I have never worked with someone with amputations, so this is just an assumption. I would not try to teach her any kicking - reliant styles. If her amputations prevent her from throwing well (I don't know if it would, experiment and try I out) pure grappling styles would be less useful - she would still be able to use grappling if someone is trying to rape her, but would not be able to force a ground game. Any self defence art/system (which is what she should learn if she's learning for self defence anyway) however, should have a lot of different techniques for  each range, which means that she can figure out what does or doesn't work while she's learning them.


----------



## jks9199 (Mar 4, 2016)

BTittel said:


> Thats how that needs to be worded--
> *what won't she be able to do? Or be extra difficult for her?*
> We are considering  a move to near phoenix az.


I do believe you might find out that there are a few MT members in that area...  and Brian VanCise is not so far away that you couldn't arrange training visits...


----------



## aedrasteia (Mar 4, 2016)

BTittel said:


> My wife is a double below knee amputee. ....



Hi and thanks for seeking out resources for your wife. Erik Kondo is a huge resource for _all_ MAs who think they are interested in SD, esp for students w/different disabilities. 
He's in a wheelchair and has a terrific website/blog.
PROFILES OF MARTIAL ARTISTS WITH DISABILITIES: ERIK KONDO

I've worked w/women in wheelchairs, and unable to hear and w/limited or no vision. Kondo is a solid advisor.
this is his website for "Progressive Fence" - a major strategy for your wife, rather than a set of poorly adapted techniques intended for fully able MAs.

Is this her interest or yours? Is she newly disabled?  If I'm incorrect about her use of a chair please let us know how she gets around at this time.
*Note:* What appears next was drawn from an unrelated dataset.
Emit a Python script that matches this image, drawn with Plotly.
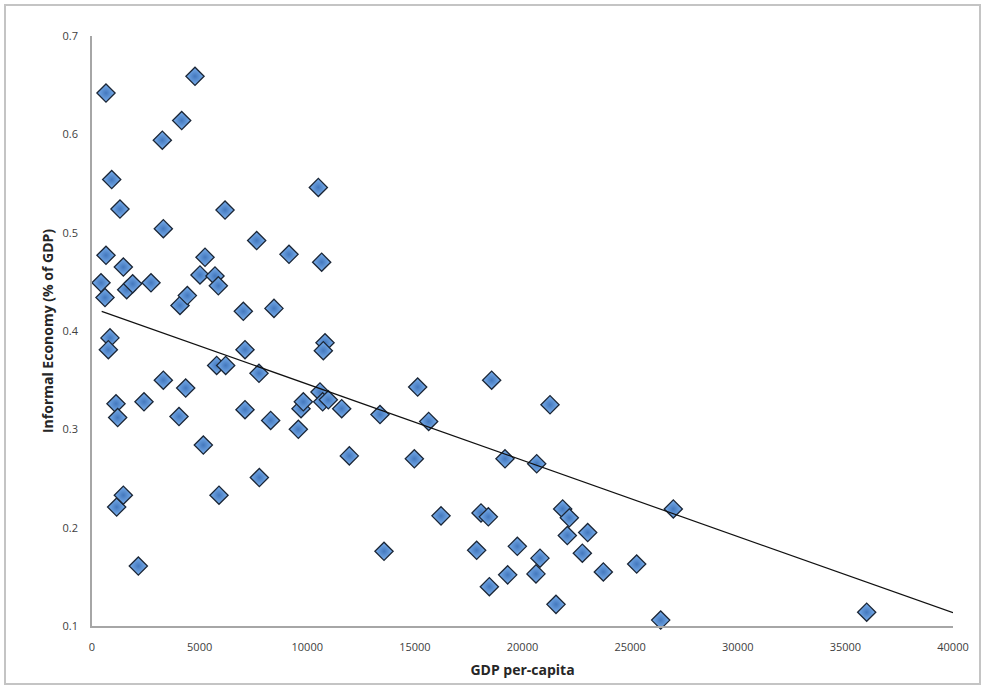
import plotly.graph_objects as go

# GDP per-capita (x) and informal economy share (y)
gdp = [650, 4785, 4167, 3267, 915, 1300, 3314, 6180, 650, 1456,
       418, 604, 1611, 1889, 2741, 4088, 4429, 5017, 5250, 5714,
       5869, 7030, 7650, 8455, 9152, 10515, 10670,
       836, 759, 1115, 1192, 2416, 3314, 4042, 4352, 5172, 5791,
       6210, 7108, 7758, 7108, 8300, 9586, 9710, 9818, 10592, 10716,
       10825, 10747, 1146, 1456, 2152, 5900, 7774,
       10979, 11600, 11955, 13380, 13566, 15130, 14975, 15640, 16214, 18567,
       17870, 18072, 18413, 18460, 19187, 19311, 19760, 20659, 20627, 20813,
       21278, 21556, 21866, 22175, 22082, 23028, 22780, 23755, 25304,
       26420, 27006, 35990]
informal = [0.642, 0.659, 0.614, 0.594, 0.554, 0.524, 0.504, 0.523, 0.477, 0.465,
            0.449, 0.434, 0.442, 0.448, 0.449, 0.426, 0.436, 0.457, 0.475, 0.456,
            0.446, 0.420, 0.492, 0.423, 0.478, 0.546, 0.470,
            0.393, 0.381, 0.326, 0.312, 0.328, 0.350, 0.313, 0.342, 0.284, 0.365,
            0.365, 0.381, 0.357, 0.320, 0.309, 0.300, 0.321, 0.328, 0.338, 0.328,
            0.388, 0.380, 0.221, 0.233, 0.161, 0.233, 0.251,
            0.330, 0.321, 0.273, 0.315, 0.176, 0.343, 0.270, 0.308, 0.212, 0.350,
            0.177, 0.215, 0.211, 0.140, 0.270, 0.152, 0.181, 0.265, 0.153, 0.169,
            0.325, 0.122, 0.219, 0.210, 0.192, 0.195, 0.174, 0.155, 0.163,
            0.106, 0.219, 0.114]

# Linear trend line end points
trend_x = [450, 40000]
trend_y = [0.420, 0.1135]

x_ticks = [0, 5000, 10000, 15000, 20000, 25000, 30000, 35000, 40000]
y_ticks = [0.1, 0.2, 0.3, 0.4, 0.5, 0.6, 0.7]

FONT = "Open Sans"

fig = go.Figure()
fig.add_trace(go.Scatter(
    x=gdp, y=informal, mode="markers",
    marker=dict(symbol="diamond", size=14, color="#7ab0ee",
                gradient=dict(type="radial", color="#4478bd"),
                line=dict(color="#1b2636", width=1.3)),
    showlegend=False, cliponaxis=False,
))
fig.add_trace(go.Scatter(
    x=trend_x, y=trend_y, mode="lines",
    line=dict(color="#111111", width=1.2),
    showlegend=False,
))

fig.update_layout(
    width=981, height=685,
    margin=dict(l=92, r=28, t=36, b=59),
    paper_bgcolor="white", plot_bgcolor="white",
    font=dict(family=FONT, color="#404040"),
    xaxis=dict(range=[0, 40000], tickvals=x_ticks, ticktext=[str(v) for v in x_ticks],
               automargin=False,
               showgrid=False, zeroline=False, showline=True, linecolor="#a6a6a6",
               linewidth=1.5, ticks="outside", ticklen=10, tickcolor="rgba(0,0,0,0)",
               tickfont=dict(size=11, color="#404040"),
               title=dict(text="<b>GDP per-capita</b>", font=dict(size=14, color="#262626"),
                          standoff=12)),
    yaxis=dict(range=[0.1, 0.7], tickvals=y_ticks, ticktext=[str(v) for v in y_ticks],
               automargin=False,
               showgrid=False, zeroline=False, showline=True, linecolor="#a6a6a6",
               linewidth=1.5, ticks="outside", ticklen=10, tickcolor="rgba(0,0,0,0)",
               tickfont=dict(size=11, color="#404040"),
               title=dict(text="<b>Informal Economy (% of GDP)</b>",
                          font=dict(size=14, color="#262626"), standoff=6)),
    shapes=[dict(type="rect", xref="paper", yref="paper",
                 x0=(5 - 92) / 861, x1=(980 - 92) / 861,
                 y0=-(684 - 626) / 590, y1=(626 - 5) / 590,
                 line=dict(color="#c4c4c4", width=2), fillcolor="rgba(0,0,0,0)",
                 layer="below")],
)

fig.write_html("out.html", config={"displayModeBar": False},
               post_script="document.body.style.margin='0';document.body.style.overflow='hidden';")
Very best wishes for her and for you.
a/respect  A


----------



## BTittel (Mar 4, 2016)

aedrasteia said:


> Hi and thanks for seeking out resources for your wife. Erik Kondo is a huge resource for _all_ MAs who think they are interested in SD, esp for students w/different disabilities.
> He's in a wheelchair and has a terrific website/blog.
> PROFILES OF MARTIAL ARTISTS WITH DISABILITIES: ERIK KONDO
> 
> ...



Awesome resource! I will definitely be looking into it more!
It's her idea, she was interested in learning Defense. She gets around on prosthetics since 2006


----------



## Andrew Green (Mar 4, 2016)

Wrestling might not be for her, but if she wants to train maybe this will help with some motivation


----------



## aedrasteia (Mar 4, 2016)

BTittel said:


> Awesome resource! I will definitely be looking into it more!
> It's her idea, she was interested in learning Defense. She gets around on prosthetics since 2006



 sorry - I forgot to add the link: 
*WEBSITE*: www.not-me.org

this is one of the best SD4W sites on the web. I hope this helps. Please let me know what you and your wife think of these.
w/respect  A


----------



## BTittel (Mar 5, 2016)

Both of those resources were awesome.  She's out of town til Sunday and can't use her phone, so I can't wait to show her and discuss some of the ideas presented here with her on sunday.
Thanks everyone!


----------



## Tez3 (Mar 5, 2016)

This is inspiration for all of us!  This Triple-Amputee Veteran Just Became a Martial Arts Competitor


This is for the UK so won't be of use to you for places to train but it might be a place to get advice from instructors who deal with the problems amputees have training martial arts.   http://www.limbless-association.org/index.php/fitness-sports/directory


----------



## BTittel (Mar 5, 2016)

Tez3 said:


> This is inspiration for all of us!  This Triple-Amputee Veteran Just Became a Martial Arts Competitor
> 
> 
> This is for the UK so won't be of use to you for places to train but it might be a place to get advice from instructors who deal with the problems amputees have training martial arts.   http://www.limbless-association.org/index.php/fitness-sports/directory



That's really cool.


----------